Choosing a real estate agent to list your Montreal property is one of the most consequential decisions in the selling process. The right broker adds value far beyond their commission - the wrong one costs you time, money, and significantly more stress than necessary. Here is how to evaluate candidates objectively.
Local Transaction History
The most important question to ask any prospective listing agent is: what have you sold within 500 metres of my property in the past 12 months? An agent with recent, relevant comparable sales understands your specific buyer pool, knows what premium your property type commands, and has likely already worked with buyers who would be perfect candidates for your home.
Beware of agents who respond with citywide statistics or portfolio volume numbers. That is not the same as neighbourhood-level expertise.
Marketing Quality and Infrastructure
Ask to see examples of previous listings: photography, video tours, listing copy, and social media promotion. The gap between agents in marketing quality is enormous, and it shows directly in how many buyers see your property and how they perceive it.
A broker who takes smartphone photos and writes generic descriptions is not providing the same service as one with professional photographers, videographers, and a targeted digital distribution strategy. Ask specifically who takes their listing photos and where listings are distributed beyond Centris.
Communication Style
You will be working closely with this person through one of the larger financial transactions of your life. Ask how they communicate (calls, texts, email), how often you can expect updates, and how they handle situations where the market is not responding as expected.

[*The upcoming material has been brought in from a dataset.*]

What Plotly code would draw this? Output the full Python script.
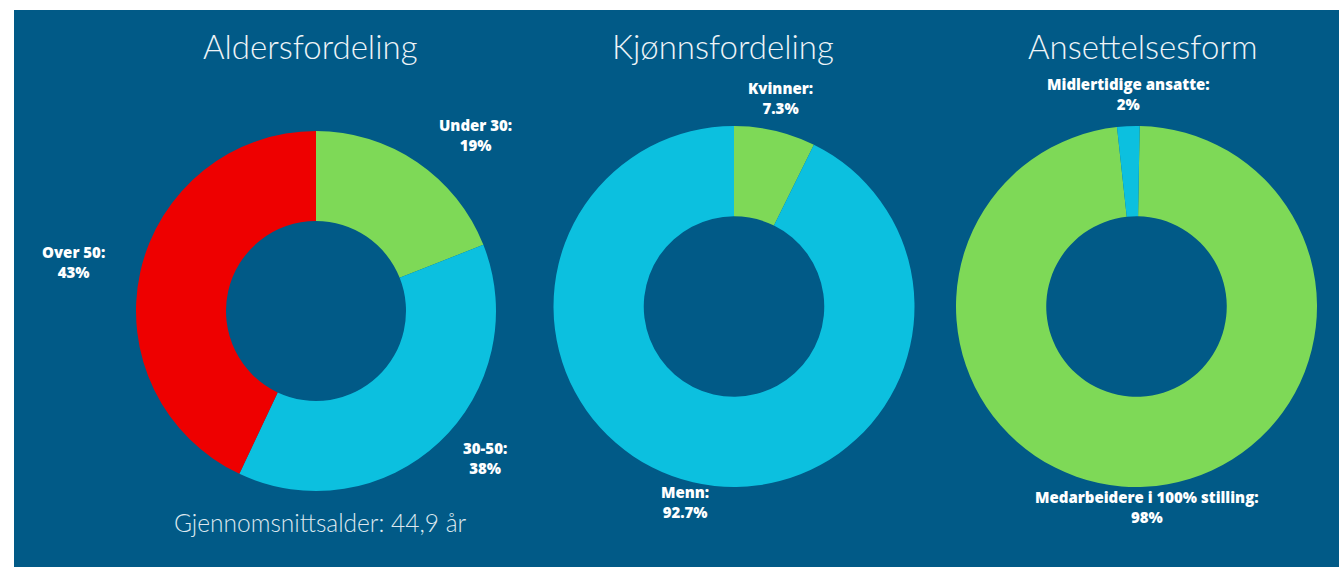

The answer reveals as much about their character as their competence.
Avoid the Highest-Price Trap
"Buying the listing" - suggesting an inflated price to win your business - is one of the oldest tactics in real estate. If one agent suggests a list price $80,000 higher than two others, ask them to show you the comparable sales that support it. If they cannot, the number is a pitch, not an analysis.
The Interview Is a Two-Way Evaluation
The best agents interview clients as much as clients interview them. An agent who asks intelligent questions about your timeline, your goals, your next property, and your concerns is one who is thinking about your outcome - not just about winning the listing. That orientation is exactly what you want carrying your property to market.